A DFT Investigation of SF₆ Decomposition Products Adsorption on V-doped Graphene/MoS₂ Heterostructures

The detection of SF₆ decomposition products is essential for diagnosing insulation faults in gas-insulated switchgear. Using first-principles density functional theory, this study investigates the adsorption behavior of five characteristic gases (H₂S, SO₂, SOF₂, SO₂F₂, and SF₆) on pristine and vanadium-doped graphene/MoS₂ (GMV) heterostructures to evaluate their potential for gas sensing applications. Pristine graphene/MoS₂ exhibits weak physisorption toward all target molecules, with low adsorption energies and negligible charge transfer, indicating insufficient sensitivity for practical use.

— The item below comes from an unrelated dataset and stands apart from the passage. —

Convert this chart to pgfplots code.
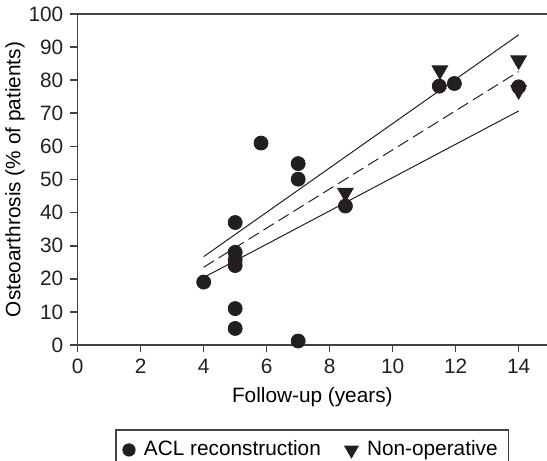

To address this limitation, a V-doped graphene/MoS₂ heterostructure is proposed, wherein vanadium atoms are incorporated into the graphene lattice to introduce active centers and modulate interfacial charge transfer. The results demonstrate that H₂S, SO₂, and SOF₂ preferentially adsorb atop the V site via local covalent interactions, with significantly enhanced adsorption energies (up to −0.388 eV for SO₂) and shortened distances. In contrast, SO₂F₂ and SF₆ adsorb near electron-depleted carbon regions driven by electrostatic attraction. Charge density difference and Bader charge analyses reveal pronounced charge redistribution upon SO₂ and SF₆ adsorption, while density of states analysis confirms orbital hybridization near the Fermi level, suggesting possible chemical bond formation. Notably, adsorption of SO₂ and SF₆ substantially reduces the density of states at near Fermi level, indicating a measurable modulation of surface conductivity. These findings establish V-doped graphene/MoS₂ as a promising sensing material for selective detection of SF₆ decomposition products, offering a viable strategy for advancing online monitoring technologies in power systems.